• [YOUR INSTRUCTIONS] Exactly how many lines have the word "Python"? Answer with the bare number.

• [MATERIAL FOR THIS TASK]
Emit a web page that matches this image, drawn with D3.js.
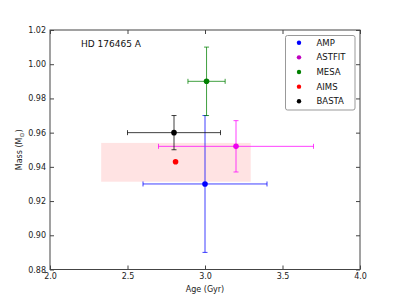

* * *

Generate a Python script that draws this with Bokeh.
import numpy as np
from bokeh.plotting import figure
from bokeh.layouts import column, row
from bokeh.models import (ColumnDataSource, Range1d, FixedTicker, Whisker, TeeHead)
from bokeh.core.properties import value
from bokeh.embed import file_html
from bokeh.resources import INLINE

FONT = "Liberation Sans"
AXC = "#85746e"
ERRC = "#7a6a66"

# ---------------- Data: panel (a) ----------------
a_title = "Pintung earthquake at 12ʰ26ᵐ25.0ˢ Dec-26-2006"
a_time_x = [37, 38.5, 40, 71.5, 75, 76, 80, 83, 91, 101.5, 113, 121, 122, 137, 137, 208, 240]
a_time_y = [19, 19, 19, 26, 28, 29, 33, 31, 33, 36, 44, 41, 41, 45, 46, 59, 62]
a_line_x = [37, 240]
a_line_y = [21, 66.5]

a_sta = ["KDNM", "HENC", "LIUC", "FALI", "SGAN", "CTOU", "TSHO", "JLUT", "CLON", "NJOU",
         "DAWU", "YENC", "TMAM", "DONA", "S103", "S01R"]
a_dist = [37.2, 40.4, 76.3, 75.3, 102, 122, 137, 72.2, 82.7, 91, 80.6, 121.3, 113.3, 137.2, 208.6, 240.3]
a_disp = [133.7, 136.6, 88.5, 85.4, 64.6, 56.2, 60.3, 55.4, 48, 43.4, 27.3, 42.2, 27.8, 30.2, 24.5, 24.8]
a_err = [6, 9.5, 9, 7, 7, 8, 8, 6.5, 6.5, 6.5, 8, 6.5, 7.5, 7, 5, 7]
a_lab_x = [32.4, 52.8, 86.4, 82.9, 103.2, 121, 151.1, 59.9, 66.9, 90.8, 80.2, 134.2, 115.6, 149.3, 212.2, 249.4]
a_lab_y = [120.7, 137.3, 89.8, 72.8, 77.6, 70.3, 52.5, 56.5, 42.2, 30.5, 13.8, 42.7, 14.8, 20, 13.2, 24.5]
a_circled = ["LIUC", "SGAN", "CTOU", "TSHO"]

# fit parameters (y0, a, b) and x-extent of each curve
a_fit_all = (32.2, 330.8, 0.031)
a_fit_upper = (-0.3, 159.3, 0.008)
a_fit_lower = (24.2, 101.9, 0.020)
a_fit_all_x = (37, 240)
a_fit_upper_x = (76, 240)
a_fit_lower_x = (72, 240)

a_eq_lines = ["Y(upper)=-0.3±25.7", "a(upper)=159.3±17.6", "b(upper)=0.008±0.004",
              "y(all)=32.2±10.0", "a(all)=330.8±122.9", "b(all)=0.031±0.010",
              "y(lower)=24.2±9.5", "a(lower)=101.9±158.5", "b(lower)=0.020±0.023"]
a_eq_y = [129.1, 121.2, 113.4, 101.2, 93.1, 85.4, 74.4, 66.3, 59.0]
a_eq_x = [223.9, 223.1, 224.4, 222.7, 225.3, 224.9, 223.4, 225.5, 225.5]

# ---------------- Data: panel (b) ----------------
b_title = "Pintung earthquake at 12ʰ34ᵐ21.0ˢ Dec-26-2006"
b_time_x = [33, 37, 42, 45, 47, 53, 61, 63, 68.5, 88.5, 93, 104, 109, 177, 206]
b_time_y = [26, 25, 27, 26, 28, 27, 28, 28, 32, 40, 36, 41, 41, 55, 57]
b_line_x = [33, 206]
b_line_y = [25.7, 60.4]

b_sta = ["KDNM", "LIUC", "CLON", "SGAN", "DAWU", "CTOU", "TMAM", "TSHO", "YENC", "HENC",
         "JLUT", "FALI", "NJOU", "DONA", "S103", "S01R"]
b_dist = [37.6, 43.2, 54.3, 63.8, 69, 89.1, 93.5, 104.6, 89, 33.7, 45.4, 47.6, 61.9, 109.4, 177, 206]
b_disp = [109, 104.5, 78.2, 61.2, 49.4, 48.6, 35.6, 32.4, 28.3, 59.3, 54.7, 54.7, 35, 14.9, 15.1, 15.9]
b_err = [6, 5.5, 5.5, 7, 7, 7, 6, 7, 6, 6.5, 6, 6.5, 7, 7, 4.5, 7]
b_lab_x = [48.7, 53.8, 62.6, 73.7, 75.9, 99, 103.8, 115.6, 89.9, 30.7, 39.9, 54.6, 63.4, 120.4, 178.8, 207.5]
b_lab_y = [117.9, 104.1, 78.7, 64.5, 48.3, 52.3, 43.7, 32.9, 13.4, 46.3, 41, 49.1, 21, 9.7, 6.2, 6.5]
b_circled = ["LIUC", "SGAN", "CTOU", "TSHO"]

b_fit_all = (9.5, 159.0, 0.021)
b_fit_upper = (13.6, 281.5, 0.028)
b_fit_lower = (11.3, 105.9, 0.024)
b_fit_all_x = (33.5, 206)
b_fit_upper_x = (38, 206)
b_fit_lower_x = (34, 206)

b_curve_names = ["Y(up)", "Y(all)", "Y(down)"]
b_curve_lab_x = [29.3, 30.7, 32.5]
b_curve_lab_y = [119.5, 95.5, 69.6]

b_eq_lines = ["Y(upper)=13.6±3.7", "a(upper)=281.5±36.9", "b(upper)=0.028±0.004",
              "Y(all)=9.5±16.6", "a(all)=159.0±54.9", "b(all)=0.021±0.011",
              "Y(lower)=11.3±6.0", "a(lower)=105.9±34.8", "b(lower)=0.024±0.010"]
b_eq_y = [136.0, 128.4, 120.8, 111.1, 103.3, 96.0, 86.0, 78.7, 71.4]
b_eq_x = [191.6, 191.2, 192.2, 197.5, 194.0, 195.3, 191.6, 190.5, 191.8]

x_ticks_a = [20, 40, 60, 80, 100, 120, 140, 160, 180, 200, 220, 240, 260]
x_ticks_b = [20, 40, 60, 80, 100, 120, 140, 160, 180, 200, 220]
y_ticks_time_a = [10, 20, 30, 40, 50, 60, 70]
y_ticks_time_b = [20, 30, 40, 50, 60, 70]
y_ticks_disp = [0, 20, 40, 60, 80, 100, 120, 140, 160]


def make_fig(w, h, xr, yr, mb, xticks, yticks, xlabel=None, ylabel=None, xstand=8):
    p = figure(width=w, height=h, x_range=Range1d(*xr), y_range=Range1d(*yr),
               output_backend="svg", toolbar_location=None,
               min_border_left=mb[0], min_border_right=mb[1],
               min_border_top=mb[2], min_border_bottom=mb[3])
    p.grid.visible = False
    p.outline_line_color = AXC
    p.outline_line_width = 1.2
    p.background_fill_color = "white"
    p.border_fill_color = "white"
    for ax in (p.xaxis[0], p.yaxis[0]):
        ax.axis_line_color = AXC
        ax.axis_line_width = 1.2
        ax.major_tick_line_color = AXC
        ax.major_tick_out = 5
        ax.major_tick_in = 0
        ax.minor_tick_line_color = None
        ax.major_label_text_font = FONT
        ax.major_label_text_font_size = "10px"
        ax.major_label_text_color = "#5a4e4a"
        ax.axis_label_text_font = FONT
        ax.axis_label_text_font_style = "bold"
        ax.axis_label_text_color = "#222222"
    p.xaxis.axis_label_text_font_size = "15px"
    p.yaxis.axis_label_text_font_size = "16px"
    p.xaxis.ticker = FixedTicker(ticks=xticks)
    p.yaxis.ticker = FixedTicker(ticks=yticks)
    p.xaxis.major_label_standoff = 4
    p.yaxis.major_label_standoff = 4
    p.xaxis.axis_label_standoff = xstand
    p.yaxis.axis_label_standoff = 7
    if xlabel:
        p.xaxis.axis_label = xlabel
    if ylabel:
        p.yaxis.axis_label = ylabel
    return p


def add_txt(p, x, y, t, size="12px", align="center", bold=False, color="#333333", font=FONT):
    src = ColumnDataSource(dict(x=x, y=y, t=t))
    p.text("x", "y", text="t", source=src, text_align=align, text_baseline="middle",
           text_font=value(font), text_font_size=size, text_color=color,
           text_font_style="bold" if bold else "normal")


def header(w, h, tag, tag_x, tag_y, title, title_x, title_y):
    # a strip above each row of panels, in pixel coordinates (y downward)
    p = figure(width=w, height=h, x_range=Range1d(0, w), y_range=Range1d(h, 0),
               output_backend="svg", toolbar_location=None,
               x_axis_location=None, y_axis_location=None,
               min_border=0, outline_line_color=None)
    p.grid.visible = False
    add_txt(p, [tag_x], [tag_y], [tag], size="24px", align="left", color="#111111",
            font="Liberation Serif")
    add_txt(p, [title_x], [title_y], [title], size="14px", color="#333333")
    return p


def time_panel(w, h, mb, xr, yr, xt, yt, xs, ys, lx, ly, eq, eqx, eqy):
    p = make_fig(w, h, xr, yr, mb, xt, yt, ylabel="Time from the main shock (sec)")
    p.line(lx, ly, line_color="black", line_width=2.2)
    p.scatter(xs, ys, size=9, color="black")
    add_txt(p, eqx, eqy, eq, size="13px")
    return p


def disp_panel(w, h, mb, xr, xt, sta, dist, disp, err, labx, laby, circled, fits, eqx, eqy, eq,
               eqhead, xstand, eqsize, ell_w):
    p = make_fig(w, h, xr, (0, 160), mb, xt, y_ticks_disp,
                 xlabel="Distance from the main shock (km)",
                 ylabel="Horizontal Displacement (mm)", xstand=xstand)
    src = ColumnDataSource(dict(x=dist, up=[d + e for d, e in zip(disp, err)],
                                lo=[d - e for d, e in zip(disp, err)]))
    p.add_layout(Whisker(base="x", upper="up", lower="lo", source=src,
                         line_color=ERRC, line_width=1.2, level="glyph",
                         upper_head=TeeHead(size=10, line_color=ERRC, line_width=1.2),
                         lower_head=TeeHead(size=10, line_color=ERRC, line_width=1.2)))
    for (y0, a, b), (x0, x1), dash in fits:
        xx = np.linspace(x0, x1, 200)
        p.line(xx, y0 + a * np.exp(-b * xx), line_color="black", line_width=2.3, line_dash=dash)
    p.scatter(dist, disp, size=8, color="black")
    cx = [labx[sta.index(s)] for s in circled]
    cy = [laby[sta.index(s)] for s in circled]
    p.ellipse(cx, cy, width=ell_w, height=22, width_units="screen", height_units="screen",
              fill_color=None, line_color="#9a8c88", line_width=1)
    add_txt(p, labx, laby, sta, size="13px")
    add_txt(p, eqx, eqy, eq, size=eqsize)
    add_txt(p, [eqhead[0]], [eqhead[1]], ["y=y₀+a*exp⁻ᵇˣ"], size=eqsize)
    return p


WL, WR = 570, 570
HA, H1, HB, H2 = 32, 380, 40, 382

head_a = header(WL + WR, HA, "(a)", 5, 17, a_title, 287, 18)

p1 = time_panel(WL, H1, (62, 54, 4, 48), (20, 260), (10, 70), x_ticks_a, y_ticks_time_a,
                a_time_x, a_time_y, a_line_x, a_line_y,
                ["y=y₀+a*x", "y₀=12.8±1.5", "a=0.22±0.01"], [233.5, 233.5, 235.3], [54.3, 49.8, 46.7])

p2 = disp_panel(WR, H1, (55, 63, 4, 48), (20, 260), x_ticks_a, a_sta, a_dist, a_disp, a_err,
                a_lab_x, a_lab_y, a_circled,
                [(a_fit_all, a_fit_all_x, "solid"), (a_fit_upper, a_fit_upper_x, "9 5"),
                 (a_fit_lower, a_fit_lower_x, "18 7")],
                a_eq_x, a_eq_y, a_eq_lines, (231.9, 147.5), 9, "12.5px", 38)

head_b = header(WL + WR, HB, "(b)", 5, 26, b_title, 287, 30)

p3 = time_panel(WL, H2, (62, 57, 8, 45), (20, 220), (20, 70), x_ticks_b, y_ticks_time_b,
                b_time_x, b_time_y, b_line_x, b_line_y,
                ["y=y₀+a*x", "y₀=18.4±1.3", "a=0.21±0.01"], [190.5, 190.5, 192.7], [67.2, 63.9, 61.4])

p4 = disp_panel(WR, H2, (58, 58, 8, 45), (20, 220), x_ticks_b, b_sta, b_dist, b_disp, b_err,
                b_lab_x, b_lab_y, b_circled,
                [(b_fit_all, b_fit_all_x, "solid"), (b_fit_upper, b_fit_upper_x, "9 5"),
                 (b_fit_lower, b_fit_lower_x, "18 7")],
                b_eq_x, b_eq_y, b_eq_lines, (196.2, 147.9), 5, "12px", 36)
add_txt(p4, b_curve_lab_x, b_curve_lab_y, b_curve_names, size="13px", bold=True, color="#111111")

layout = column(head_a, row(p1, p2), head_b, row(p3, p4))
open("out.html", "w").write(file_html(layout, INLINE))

==

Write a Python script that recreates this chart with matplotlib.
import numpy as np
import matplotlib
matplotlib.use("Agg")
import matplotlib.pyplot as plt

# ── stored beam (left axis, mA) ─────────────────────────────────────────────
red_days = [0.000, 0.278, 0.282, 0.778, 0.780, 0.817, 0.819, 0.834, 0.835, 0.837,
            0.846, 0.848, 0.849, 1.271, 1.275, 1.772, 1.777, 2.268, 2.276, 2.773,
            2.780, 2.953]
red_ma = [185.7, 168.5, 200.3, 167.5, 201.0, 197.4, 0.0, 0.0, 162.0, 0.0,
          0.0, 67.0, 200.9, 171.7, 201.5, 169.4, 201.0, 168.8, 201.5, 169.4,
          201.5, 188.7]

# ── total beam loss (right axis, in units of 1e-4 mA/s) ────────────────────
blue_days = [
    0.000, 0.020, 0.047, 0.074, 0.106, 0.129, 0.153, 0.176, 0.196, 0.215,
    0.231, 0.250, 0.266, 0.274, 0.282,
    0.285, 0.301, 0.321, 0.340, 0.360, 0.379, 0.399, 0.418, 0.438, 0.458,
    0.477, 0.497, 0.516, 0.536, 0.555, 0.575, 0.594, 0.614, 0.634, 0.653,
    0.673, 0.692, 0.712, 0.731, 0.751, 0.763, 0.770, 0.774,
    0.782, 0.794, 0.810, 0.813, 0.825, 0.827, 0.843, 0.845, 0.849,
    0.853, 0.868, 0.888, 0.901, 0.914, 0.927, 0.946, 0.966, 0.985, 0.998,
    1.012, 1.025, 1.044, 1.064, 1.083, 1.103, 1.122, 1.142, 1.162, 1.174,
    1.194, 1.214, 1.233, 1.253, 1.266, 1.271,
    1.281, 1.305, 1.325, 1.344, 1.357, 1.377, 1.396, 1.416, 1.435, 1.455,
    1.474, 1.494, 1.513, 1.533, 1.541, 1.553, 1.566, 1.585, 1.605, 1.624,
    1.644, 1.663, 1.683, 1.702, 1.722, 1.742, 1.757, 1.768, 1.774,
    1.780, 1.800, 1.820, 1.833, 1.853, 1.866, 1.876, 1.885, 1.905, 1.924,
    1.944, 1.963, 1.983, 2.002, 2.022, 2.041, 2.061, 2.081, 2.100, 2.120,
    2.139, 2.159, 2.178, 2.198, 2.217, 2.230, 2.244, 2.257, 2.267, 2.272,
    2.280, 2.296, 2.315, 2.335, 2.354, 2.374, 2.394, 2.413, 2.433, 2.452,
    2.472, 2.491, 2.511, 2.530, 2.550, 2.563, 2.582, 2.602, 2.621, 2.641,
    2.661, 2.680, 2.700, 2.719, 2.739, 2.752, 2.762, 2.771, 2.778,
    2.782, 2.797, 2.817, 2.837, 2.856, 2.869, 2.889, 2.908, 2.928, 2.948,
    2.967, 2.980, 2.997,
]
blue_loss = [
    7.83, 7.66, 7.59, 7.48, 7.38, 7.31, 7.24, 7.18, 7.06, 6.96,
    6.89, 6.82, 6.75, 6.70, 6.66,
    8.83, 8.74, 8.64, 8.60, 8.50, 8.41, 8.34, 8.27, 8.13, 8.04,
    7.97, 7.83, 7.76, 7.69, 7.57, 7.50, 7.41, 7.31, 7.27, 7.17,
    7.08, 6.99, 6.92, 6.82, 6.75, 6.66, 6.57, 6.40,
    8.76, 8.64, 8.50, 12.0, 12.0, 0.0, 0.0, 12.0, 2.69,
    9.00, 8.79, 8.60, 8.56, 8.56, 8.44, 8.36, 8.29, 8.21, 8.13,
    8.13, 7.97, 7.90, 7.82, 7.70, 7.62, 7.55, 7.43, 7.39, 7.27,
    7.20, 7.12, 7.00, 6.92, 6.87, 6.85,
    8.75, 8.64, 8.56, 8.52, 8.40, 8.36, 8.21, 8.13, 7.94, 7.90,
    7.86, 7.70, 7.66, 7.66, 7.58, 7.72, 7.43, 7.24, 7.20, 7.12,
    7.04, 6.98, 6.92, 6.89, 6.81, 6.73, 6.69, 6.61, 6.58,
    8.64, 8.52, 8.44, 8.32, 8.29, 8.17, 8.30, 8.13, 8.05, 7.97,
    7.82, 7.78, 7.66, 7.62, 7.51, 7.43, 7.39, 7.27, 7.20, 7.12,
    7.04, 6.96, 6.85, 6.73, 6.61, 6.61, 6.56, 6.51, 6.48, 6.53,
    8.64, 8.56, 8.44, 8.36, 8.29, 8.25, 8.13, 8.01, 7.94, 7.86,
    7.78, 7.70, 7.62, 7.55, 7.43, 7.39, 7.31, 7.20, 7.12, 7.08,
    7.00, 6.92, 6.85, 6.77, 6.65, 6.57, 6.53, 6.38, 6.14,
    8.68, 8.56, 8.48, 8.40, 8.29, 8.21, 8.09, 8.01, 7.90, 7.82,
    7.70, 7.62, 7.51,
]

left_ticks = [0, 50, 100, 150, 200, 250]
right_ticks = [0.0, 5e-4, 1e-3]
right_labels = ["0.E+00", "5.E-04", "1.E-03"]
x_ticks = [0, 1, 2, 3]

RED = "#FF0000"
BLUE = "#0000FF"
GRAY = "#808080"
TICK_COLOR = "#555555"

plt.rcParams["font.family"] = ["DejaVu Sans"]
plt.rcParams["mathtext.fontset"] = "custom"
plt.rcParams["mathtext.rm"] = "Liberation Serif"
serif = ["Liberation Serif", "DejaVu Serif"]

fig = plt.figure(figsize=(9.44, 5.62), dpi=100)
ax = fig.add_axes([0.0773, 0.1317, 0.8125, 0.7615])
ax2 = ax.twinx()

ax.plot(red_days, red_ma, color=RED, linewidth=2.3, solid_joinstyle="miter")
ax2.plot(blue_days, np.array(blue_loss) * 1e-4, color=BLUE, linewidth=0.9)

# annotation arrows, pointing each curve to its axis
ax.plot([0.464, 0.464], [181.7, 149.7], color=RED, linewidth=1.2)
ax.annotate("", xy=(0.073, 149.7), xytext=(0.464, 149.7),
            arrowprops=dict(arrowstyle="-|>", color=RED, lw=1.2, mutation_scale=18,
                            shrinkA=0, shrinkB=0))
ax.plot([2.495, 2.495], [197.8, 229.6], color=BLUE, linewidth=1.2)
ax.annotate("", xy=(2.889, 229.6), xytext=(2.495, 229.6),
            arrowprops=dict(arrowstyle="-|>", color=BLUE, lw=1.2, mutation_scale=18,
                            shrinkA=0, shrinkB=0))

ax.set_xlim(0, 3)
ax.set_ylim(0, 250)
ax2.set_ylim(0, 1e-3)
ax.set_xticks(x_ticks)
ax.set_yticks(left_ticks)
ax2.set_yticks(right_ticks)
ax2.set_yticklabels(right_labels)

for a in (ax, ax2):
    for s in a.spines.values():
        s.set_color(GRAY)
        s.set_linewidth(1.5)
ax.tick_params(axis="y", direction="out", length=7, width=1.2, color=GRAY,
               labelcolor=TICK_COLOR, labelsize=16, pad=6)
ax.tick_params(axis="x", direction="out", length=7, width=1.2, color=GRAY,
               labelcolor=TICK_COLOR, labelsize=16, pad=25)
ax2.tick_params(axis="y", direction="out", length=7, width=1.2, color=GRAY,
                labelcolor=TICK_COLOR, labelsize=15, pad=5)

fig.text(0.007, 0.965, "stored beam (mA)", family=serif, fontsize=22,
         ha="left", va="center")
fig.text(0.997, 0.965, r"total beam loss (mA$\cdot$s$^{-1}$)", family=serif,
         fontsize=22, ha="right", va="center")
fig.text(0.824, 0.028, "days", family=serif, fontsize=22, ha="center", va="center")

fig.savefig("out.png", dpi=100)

• [FULL ANSWER] 2